Como todos los escritores, también soy en cierto modo un arquitecto: en cada libro invento ciudades, edificios, ciudadelas, torres, fábricas, cocheras de tranvía, etc. Las ciudades de las novelas no son ciudades reales, sino ciudades de papel. Sólo los personajes que uno crea pueden vivir en ellas. Dostoievski inventó San Petersburgo porque Raskolnikov necesitaba vivir en algún sitio. Joyce inventó Dublín calle por calle, como un Balzac de las ciudades. Yo inventé absolutamente mi Bucarest, pero también recreé Nueva Orleans, Ámsterdam o el lago de Como en mis libros. Las ciudades imaginarias de los escritores, como las llamaba Calvino, son más reales que las ciudades de los mapas.

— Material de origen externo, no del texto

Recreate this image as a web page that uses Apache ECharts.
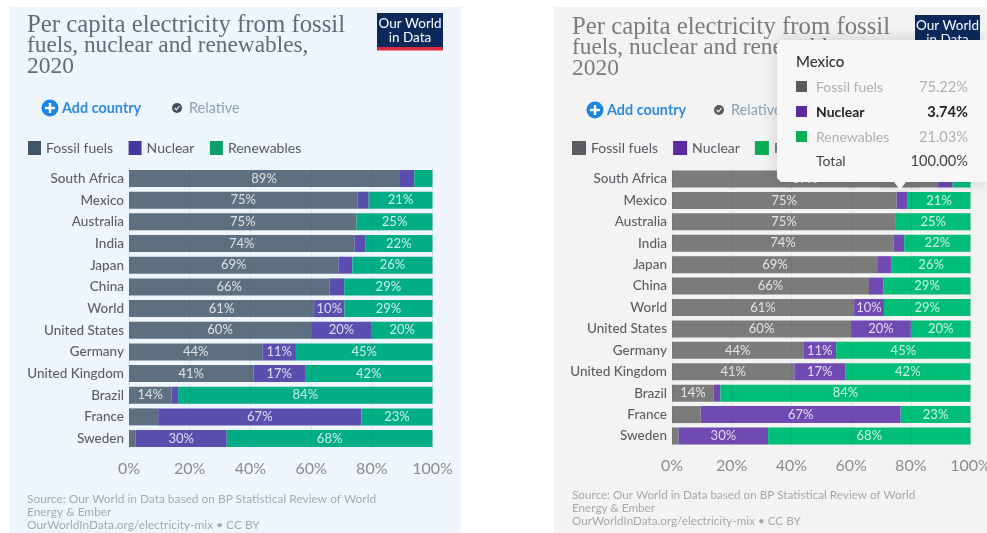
<!DOCTYPE html>
<html>
<head>
<meta charset="utf-8">
<style>html,body{margin:0;padding:0;background:#fff}#c{width:987px;height:533px}</style>
<script src="https://cdn.jsdelivr.net/npm/echarts@6/dist/echarts.min.js"></script>
</head>
<body>
<div id="c"></div>
<script>
const countries = ['South Africa','Mexico','Australia','India','Japan','China','World','United States','Germany','United Kingdom','Brazil','France','Sweden'];
const fossil = [89,75.22,75,74.3,69,66,61,60,44,41,14,9.6,2.2];
const nuclear = [5,3.74,0,3.5,4.6,4.9,10,20,11,17,2.2,67,30];
const renewables = [6,21.03,25,22.2,26.4,29.1,29,20,45,42,83.8,23.4,67.8];
const seriesNames = ['Fossil fuels','Nuclear','Renewables'];
const ticks = [0,20,40,60,80,100];
const titleLines = ['Per capita electricity from fossil','fuels, nuclear and renewables,','2020'];
const sourceLines = ['Source: Our World in Data based on BP Statistical Review of World','Energy & Ember','OurWorldInData.org/electricity-mix • CC BY'];
const tipCountry = 'Mexico';
const tipTotal = '100.00%';

const F = 'Lato, "Noto Sans", sans-serif';
const values = [fossil, nuclear, renewables];
const leftBar = ['#5d7082','#5a4fae','#00ad85'];
const rightBar = ['#7b7b7b','#7049b2','#00bd78'];
const leftSwatch = ['#41566a','#45389d','#0f9e6e'];
const rightSwatch = ['#5b5b5f','#5a2ca0','#0bae55'];
const titleSizes = [24.8,23.3,23.5];

function makeSeries(idx, colors){
  return seriesNames.map((n,i)=>({
    name:n, type:'bar', stack:'s'+idx, xAxisIndex:idx, yAxisIndex:idx,
    data:values[i], barWidth:17,
    itemStyle:{color:colors[i]},
    label:{show:true,position:'inside',fontFamily:F,fontSize:13,color:'rgba(255,255,255,0.8)',
      formatter:p=>p.value>=9.9?Math.round(p.value)+'%':''}
  }));
}
function xAxis(idx,margin){
  return {type:'value',gridIndex:idx,min:0,max:100,interval:20,z:3,
    axisLine:{show:false},axisTick:{show:false},
    axisLabel:{margin:margin,fontFamily:F,fontSize:16,color:'#8c8c8c',formatter:v=>ticks.includes(v)?v+'%':''},
    splitLine:{show:true,lineStyle:{color:'rgba(60,60,60,0.10)',type:'dashed',width:1}}};
}
function yAxis(idx,size){
  return {type:'category',gridIndex:idx,inverse:true,data:countries,
    axisLine:{show:false},axisTick:{show:false},
    axisLabel:{margin:5,fontFamily:F,fontSize:size,fontWeight:500,color:'#5b5f63'}};
}
function legend(left,top,swatch,gap,w){
  return {left:left,top:top,itemWidth:w,itemHeight:14,itemGap:gap,icon:'rect',selectedMode:false,
    textStyle:{fontFamily:F,fontSize:14,color:'#555b60'},
    padding:0,
    data:seriesNames.map((n,i)=>({name:n,itemStyle:{color:swatch[i]}}))};
}
function txt(x,y,t,o){
  return {type:'text',x:x,y:y,z:o.z||5,style:Object.assign({text:t,fontFamily:F,fontSize:14,fill:'#777',textVerticalAlign:'middle',textAlign:'left'},o.style||{})};
}
function header(x,titleY,color,addX,relX,cy,srcX,srcY,srcColor,checkColor,srcSize){
  const g=[];
  titleLines.forEach((l,i)=>g.push(txt(x,titleY+21*i,l,{style:{fontFamily:'"Liberation Serif",serif',fontSize:titleSizes[i],fill:color}})));
  sourceLines.forEach((l,i)=>g.push(txt(srcX,srcY+13*i,l,{style:{fontSize:srcSize,fill:srcColor}})));
  g.push({type:'circle',z:5,shape:{cx:addX,cy:cy,r:8.5},style:{fill:'#1d86e3'}});
  g.push({type:'rect',z:6,shape:{x:addX-5,y:cy-1.2,width:10,height:2.4},style:{fill:'#fff'}});
  g.push({type:'rect',z:6,shape:{x:addX-1.2,y:cy-5,width:2.4,height:10},style:{fill:'#fff'}});
  g.push(txt(addX+12,cy,'Add country',{style:{fontSize:14.4,fontWeight:700,fill:'#2f8be0'}}));
  g.push({type:'circle',z:5,shape:{cx:relX,cy:cy,r:5},style:{fill:checkColor}});
  g.push({type:'polyline',z:6,shape:{points:[[relX-2.3,cy],[relX-0.6,cy+1.8],[relX+2.4,cy-1.8]]},style:{stroke:'#eee',lineWidth:1.2,fill:'none'}});
  g.push(txt(relX+12,cy,'Relative',{style:{fontSize:14.5,fill:'#8ba2b4'}}));
  return g;
}
function logo(x,y,w,h,z){
  const g=[{type:'rect',z:z,shape:{x:x,y:y,width:w,height:h},style:{fill:'#0b2a5b'}},
    {type:'rect',z:z,shape:{x:x,y:y+h,width:w,height:3.5},style:{fill:'#dd2a3c'}}];
  g.push(txt(x+w/2,y+10.5,'Our World',{z:z+1,style:{fontSize:13.5,fill:'#fff',textAlign:'center'}}));
  g.push(txt(x+w/2,y+25,'in Data',{z:z+1,style:{fontSize:13.5,fill:'#fff',textAlign:'center'}}));
  return g;
}
function tooltip(){
  const z=100, g=[], i0=countries.indexOf(tipCountry);
  g.push({type:'polygon',z:z,shape:{points:[[777,44],[781,40],[987,40],[987,182],[906,182],[900,190],[894,182],[781,182],[777,178]]},
    style:{fill:'#f7f7f7',shadowBlur:16,shadowColor:'rgba(0,0,0,0.16)'}});
  g.push(txt(796,62,tipCountry,{z:z+1,style:{fontSize:15,fontWeight:500,fill:'#333'}}));
  const rows=[87,112,137];
  seriesNames.forEach((n,i)=>{
    const act=i===1;
    g.push({type:'rect',z:z+1,shape:{x:796,y:rows[i]-6,width:11,height:11},style:{fill:rightSwatch[i]}});
    g.push(txt(816,rows[i],n,{z:z+1,style:{fontSize:14,fontWeight:act?700:400,fill:act?'#222':'#b0b0b0'}}));
    g.push(txt(968,rows[i],values[i][i0].toFixed(2)+'%',{z:z+1,style:{fontSize:14.6,fontWeight:act?700:400,fill:act?'#222':'#b0b0b0',textAlign:'right'}}));
  });
  g.push(txt(816,161,'Total',{z:z+1,style:{fontSize:14,fill:'#444'}}));
  g.push(txt(968,161,tipTotal,{z:z+1,style:{fontSize:14.6,fill:'#444',textAlign:'right'}}));
  return g;
}
const graphics=[
  {type:'rect',z:-1,shape:{x:9,y:7,width:452,height:526},style:{fill:'#eff5fc'}},
  {type:'rect',z:-1,shape:{x:554,y:7,width:433,height:526},style:{fill:'#f3f3f3'}},
  ...header(27,25,'#5f6e7a',50,177,108,27,499,'#a3abb2','#3f4f5c',11.9),
  ...header(572,27,'#7b7b7b',595,719,110,572,495,'#a8a8a8','#5a5a5a',11.7),
  ...logo(377,13,66,34,5),
  ...logo(915,15,65,34,5),
  ...tooltip()
];
const chart=echarts.init(document.getElementById('c'),null,{renderer:'canvas'});
chart.setOption({
  animation:false,
  backgroundColor:'#fff',
  tooltip:{show:false},
  legend:[legend(28,141,leftSwatch,15.5,13),legend(572,141,rightSwatch,15,14)],
  grid:[
    {left:129,top:167.7,width:303.5,height:281.7,outerBoundsMode:'none'},
    {left:672,top:168.3,width:298.5,height:278.4,outerBoundsMode:'none'}
  ],
  xAxis:[xAxis(0,11),xAxis(1,11)],
  yAxis:[yAxis(0,13.5),yAxis(1,13.5)],
  series:[...makeSeries(0,leftBar),...makeSeries(1,rightBar)],
  graphic:{elements:graphics}
});
</script>
</body>
</html>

Te persiguen para siempre.

—Usted ha dicho que lee la Biblia con bastante frecuencia. ¿Qué papel juegan las religiones o la fe en su obra?

La Biblia es la mayor novela jamás escrita, además de un libro de poemas de una calidad visionaria. Incluso las personas más irreligiosas deberían leerla por su belleza y sabiduría sobrenaturales. Mis libros no son religiosos (cualquier ideología debería quedar fuera de una obra de arte), pero seguramente sí que son experiencias metafísicas, a veces éticas y muchas veces filosóficas. Cada vez que leo una página de Wittgenstein, ese hermano gemelo filosófico de Kafka, me siento feliz y mi corazón se aligera. Me gustaría poder escribir algo tan poderoso como esos libros.

—Ha dicho también que la poesía es el arte de la juventud. ¿Con el paso de los años ha conservado ese ímpetu creador o considera que la experiencia lo hace calibrar la escritura de un modo distinto?

Sí, para rendir en la poesía, como en el atletismo, se necesita un cuerpo joven, un cerebro joven y un corazón joven. La vida de un gran poeta rara vez va más allá de los siete años en su plenitud. Muy pocos poetas genuinos sobreviven como tales más allá de los treinta años. Pero todo el mundo puede escribir poesía para su propio placer incluso a una edad avanzada. Creo que es un hermoso intento de mantenerse joven. Yo publiqué mi último libro de poemas hace dos años y no me arrepiento, aunque ese libro es una obra menor. No todos los órganos de nuestro cuerpo son órganos vitales. Se puede sobrevivir sin el dedo meñique. Pero, ¿quién aceptaría que se lo cortaran?

(1) La doină, elemento esencial del folclor rumano, es un canto lírico solemne, improvisado y espontáneo.